Designs are in the process of being finalized. The project’s second and third phases are scheduled to be ready for bids by June, and work is slated to begin later in the summer. Construction will continue through October before stopping for the winter and resuming in March or April 2014. It will again shut down for winter in October 2014 before resuming the next spring for a final estimated completion date of summer 2015.

 Total project cost for the second and third phases is $14.8 million. A U.S. Department of Transportation TIGER grant makes up $10 million, with another $1 million coming from Onondaga County and $3.8 million from SU.

Salina–based Barton & Loguidice is the project’s engineering firm. No construction contractors are in place for its second and third phases, but Barrett Industries, which has a regional office in Clay, and Ballard Construction, Inc. of Solvay worked on its first phase, according to Kerney.

Planned corridor improvements include new sidewalks, snow storage areas, bicycle lanes, and vehicle travel lanes. And they include signage, landscaping, lighting, and bus pull-ups.

Linda Dickerson Hartsock, director of community engagement and economic development at SU, also spoke about planned improvements on what she called Syracuse’s “Civic Strip.” That strip is bordered by Water Street, State Street, Montgomery Street, and Adams Street. It includes Jefferson Street, a street that “UPSTATE: A Center for Design, Research, and Real Estate,” part of SU’s School of Architecture, wants to light.

“Jefferson Street is dark at night,” Hartsock said during the informational meeting. “So UPSTATE: is working with lighting designers and lighting technologists and National Grid and the city to look at a relatively unique and innovative overhead lighting treatment that would help draw people down Jefferson Street.”
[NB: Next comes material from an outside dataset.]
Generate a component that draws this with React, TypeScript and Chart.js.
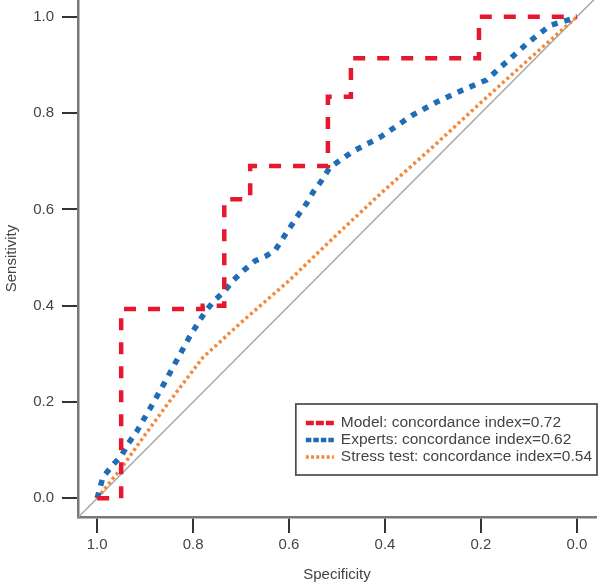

A new round of façade-improvement grants will soon be available for buildings along the Connective Corridor, according to Hartsock. Empire State Development awarded $250,000 for façade improvements on the corridor as part of the state’s recent Regional Economic Development Council awards. Building owners will be able to start applying for chunks of that funding in February.

The façade improvements come after $625,000 in grants funded work at 40 buildings during the Connective Corridor’s first phase, Hartsock added.